Well, take a look at the Sacramento Bee on this from last week. It is the same Republican Senator Cogdill, now the Republican Party leader in the Senate, who is behind this:

“Senate Republicans stood with business representatives Tuesday in demanding a series of business and environmental regulation changes as part of state budget talks.

“The measures included delaying implementation of a landmark greenhouse gas reduction law and suspension of mandatory overtime for working more than eight hours a day.

“Senate Republican leader Dave Cogdill said he wanted to make GOP requests public after criticism last summer that Republicans did not fully reveal their budget demands.”

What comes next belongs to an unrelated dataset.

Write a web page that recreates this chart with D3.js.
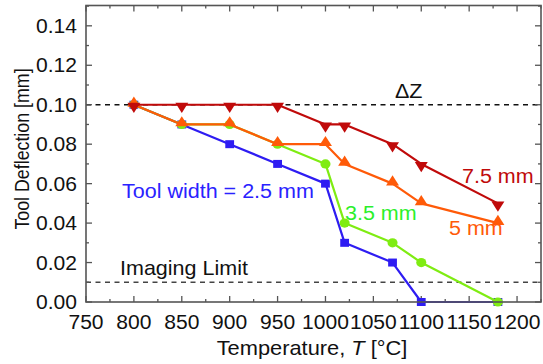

Will we have a repeat of last year’s headlines? Such as August 10, 2007: California’s Republican Director of Finance Targets G.O.P. Senator Denham’s Refusal to Support Governor’s Budget–“Hard to Understand”? Or August 11, 2007: Schwarzenegger Director of Finance, Former Senate Republican Staffer, Says Budget Should Have Been Passed Weeks Ago.

At least they are out in the open. Are all 15 Republican State Senators in on this and will they invoke the unit rule on this to hold out for these changes with the budget held hostage? Last year Republican Senator Abel Maldonado broke ranks early. What will Senator Jeff Denham do? Will he hold the budget up again this year? Senate Democrats need two Republicans to decide to not go along with this conspiracy in order to get the two-thirds vote to pass the budget.

We may begin to find out tomorrow at 10 a.m., when the Senate Budget Subcommittee on Resources, Environmental Protection, and Energy will have a hearing on the Governor’s proposed budget. The subcommittee will examine issues surrounding AB 32 and climate change response with a variety of agencies, including the Air Resources Board, the Secretary of Resources and the Public Utilities Commission.